High-precision mass spectrometry approaching the nuclear driplines: an investigation of Ne isotopes near the N $=$ 20 Island of Inversion

Mass spectrometry is a common technique used to probe the limits of nuclear existence. By measuring the binding energies of exotic nuclei, crucial clues pertaining to the evolution of nuclear shells, the emergence of deformation, and the existence of exotic structures can be discovered. However, the production rates and half-lives of the isotopes of interest drop sharply as they become increasingly exotic while background production rates remain high. This leads to the obstruction of the isotopes of interest inhibiting their measurement.
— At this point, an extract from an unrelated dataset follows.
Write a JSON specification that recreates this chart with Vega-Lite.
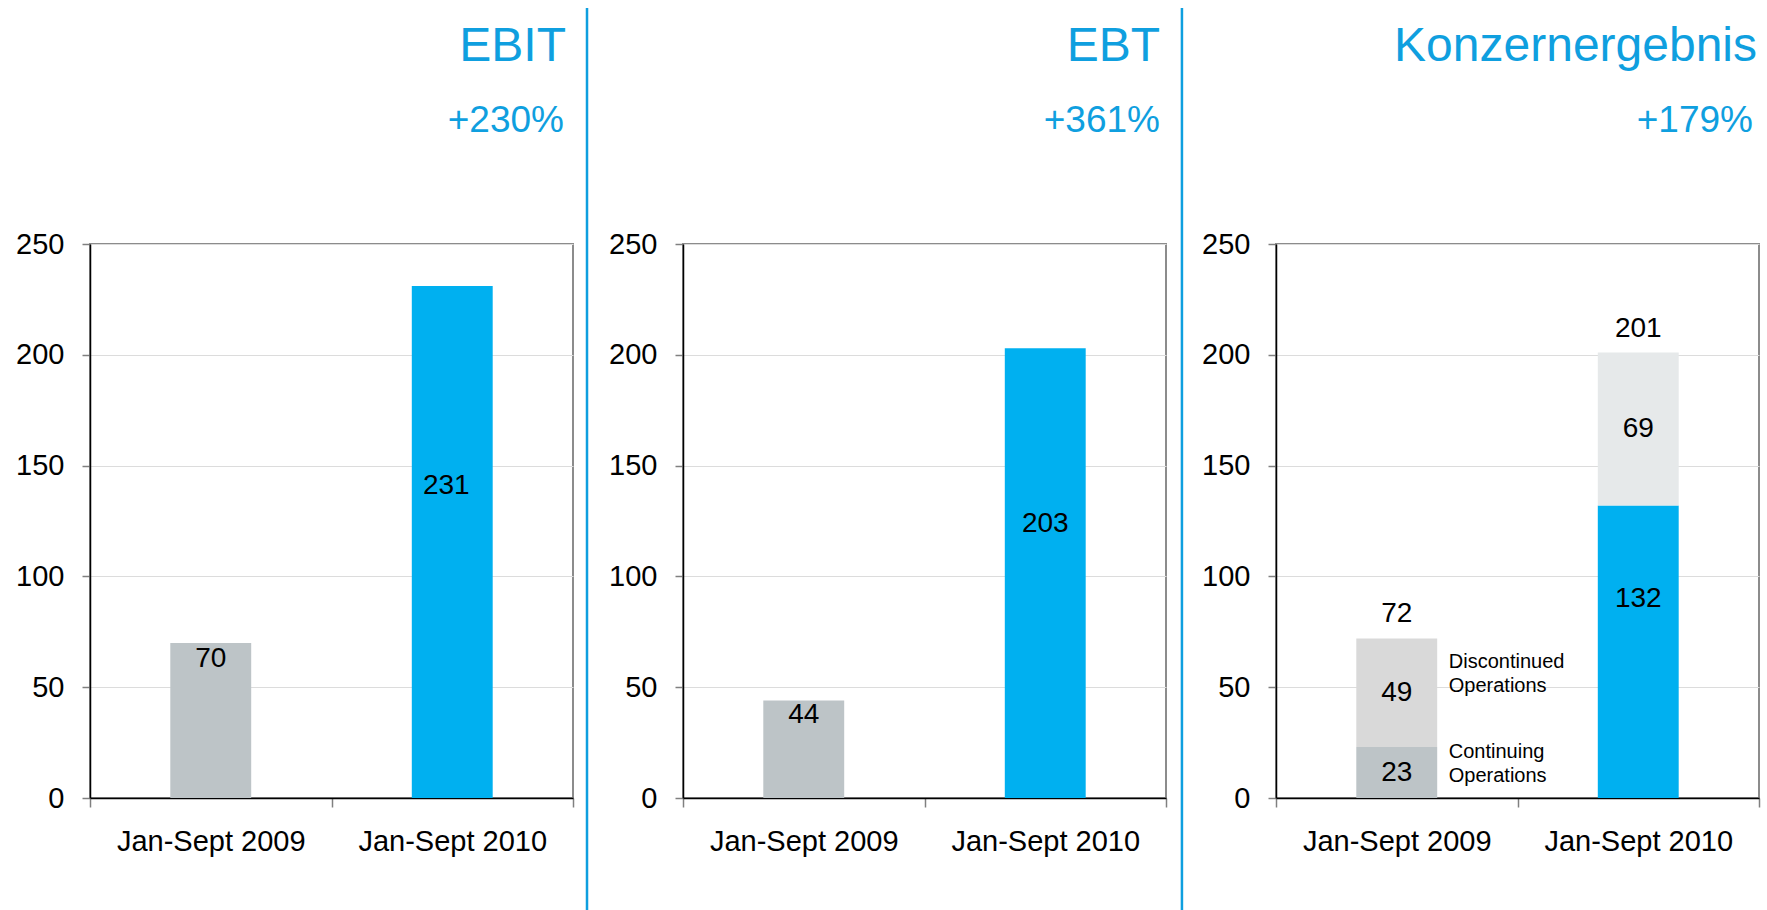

To overcome this, the Multiple-Reflection Time-of-Flight Mass Spectrometer (MR-ToF-MS) was installed at TRIUMF's Ion Trap for Atomic and Nuclear science (TITAN) and performed its first on-line commissioning in 2017. Due to its high sensitivity and background suppression, the TITAN MR-ToF-MS has enabled mass spectrometry of previously inaccessible isotopes. Since its installation, the TITAN MR-ToF-MS has undergone several upgrades to improve the key performance factors of sensitivity, background suppression, and mass accuracy. These upgrades have allowed for access to more exotic nuclides resulting in measurement campaigns approaching the proton dripline and tracking the so-called `archipelago' of shell-breaking effects, such as Ne isotopes approaching N $=$ 20.